Bitcoin climbed back above $80,000. The move came after whales stepped in to defend a critical price range, preventing what could have been a much uglier selloff. Support held between $66,000 and $70,600, and now traders want to know if this bounce has legs or if it’s just another false start in a choppy market.

Recent analysis shows that two specific whale cohorts—large holders who bought Bitcoin in the last one to thirty days—basically created a floor under the market. Their realized prices sat right in that $66,000 to $70,600 zone. When spot prices got close to where these whales would start taking losses, the selling pressure just dried up. Makes sense. Nobody wants to sell at breakeven or worse, especially when you’re sitting on thousands of coins. The recovery from that correction pushed Bitcoin well above $80,000, a pretty solid bounce from the support these big holders provided.

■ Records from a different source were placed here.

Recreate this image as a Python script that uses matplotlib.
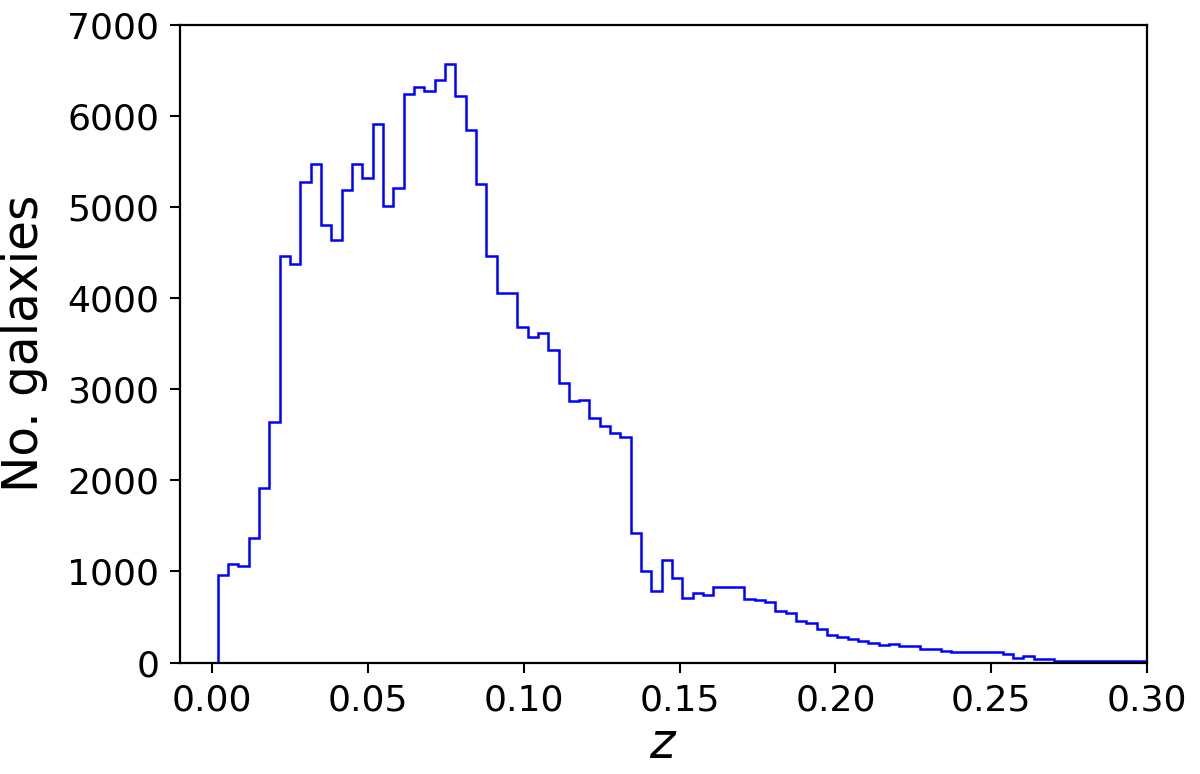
import matplotlib

matplotlib.use("Agg")
import matplotlib.pyplot as plt
import numpy as np

# Histograma de redshift: primer borde y ancho de bin.
FIRST_EDGE = 0.0019
BIN_WIDTH = 0.003312

# Cuentas por bin (de izquierda a derecha).
COUNTS = [
    965, 1079, 1056, 1365, 1912, 2635, 4461, 4379, 5275, 5471,
    4797, 4643, 5189, 5471, 5321, 5908, 5016, 5212, 6236, 6322,
    6268, 6391, 6568, 6217, 5844, 5253, 4465, 4051, 4051, 3678,
    3573, 3619, 3433, 3066, 2868, 2887, 2686, 2598, 2517, 2473,
    1427, 1010, 790, 1120, 925, 706, 761, 746, 827, 827,
    827, 699, 681, 662, 571, 545, 461, 436, 370, 304,
    278, 260, 241, 216, 198, 200, 181, 181, 152, 152,
    126, 112, 112, 112, 112, 112, 90, 50, 71, 35,
    35, 17, 17, 17, 17, 17, 17, 17, 17, 17,
    15, 12,
]

X_TICKS = [0.00, 0.05, 0.10, 0.15, 0.20, 0.25, 0.30]
Y_TICKS = [0, 1000, 2000, 3000, 4000, 5000, 6000, 7000]

counts = np.array(COUNTS, dtype=float)
edges = FIRST_EDGE + BIN_WIDTH * np.arange(len(counts) + 1)
centers = 0.5 * (edges[:-1] + edges[1:])

fig = plt.figure(figsize=(12, 7.74), dpi=100)
ax = fig.add_axes([0.15, 0.144, 0.806, 0.824])
ax.hist(centers, bins=edges, weights=counts, histtype="step", color="blue", linewidth=1.8)

ax.set_xlim(-0.0102, 0.30)
ax.set_ylim(0, 7000)
ax.set_xticks(X_TICKS)
ax.set_xticklabels([f"{t:.2f}" for t in X_TICKS])
ax.set_yticks(Y_TICKS)
ax.tick_params(labelsize=26, length=7, width=1.5, pad=8)
for spine in ax.spines.values():
    spine.set_linewidth(1.6)

ax.set_xlabel("$z$", fontsize=35, labelpad=2)
ax.set_ylabel("No. galaxies", fontsize=35, labelpad=14)

fig.savefig("out.png", dpi=100)
plt.close(fig)
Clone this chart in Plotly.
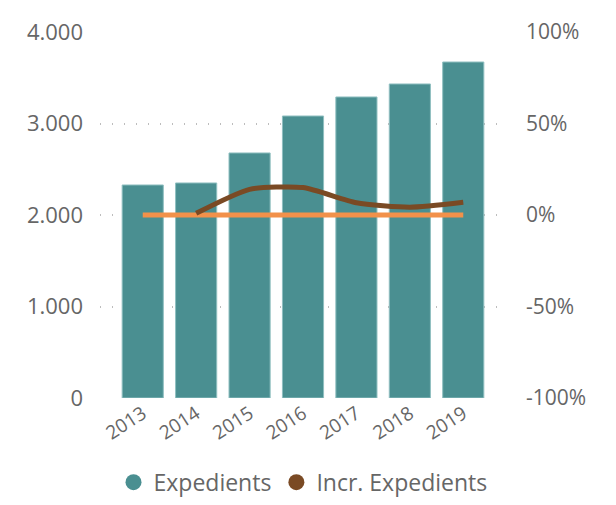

Whale Patterns Echo 2017 and 2021 Cycles

This isn’t the first time large holders have propped up Bitcoin at critical moments. Back in 2017, whale cohorts managed their positions carefully during the bull run, avoiding big losses and basically putting a floor under the price when things got shaky. Same thing happened in 2021. Bitcoin found support at key psychological levels because whales held firm, only dumping coins when the market got too frothy and euphoric. The pattern repeats. Large holders tend to create market floors around their breakeven points, acting like stabilizers when volatility spikes and retail traders panic.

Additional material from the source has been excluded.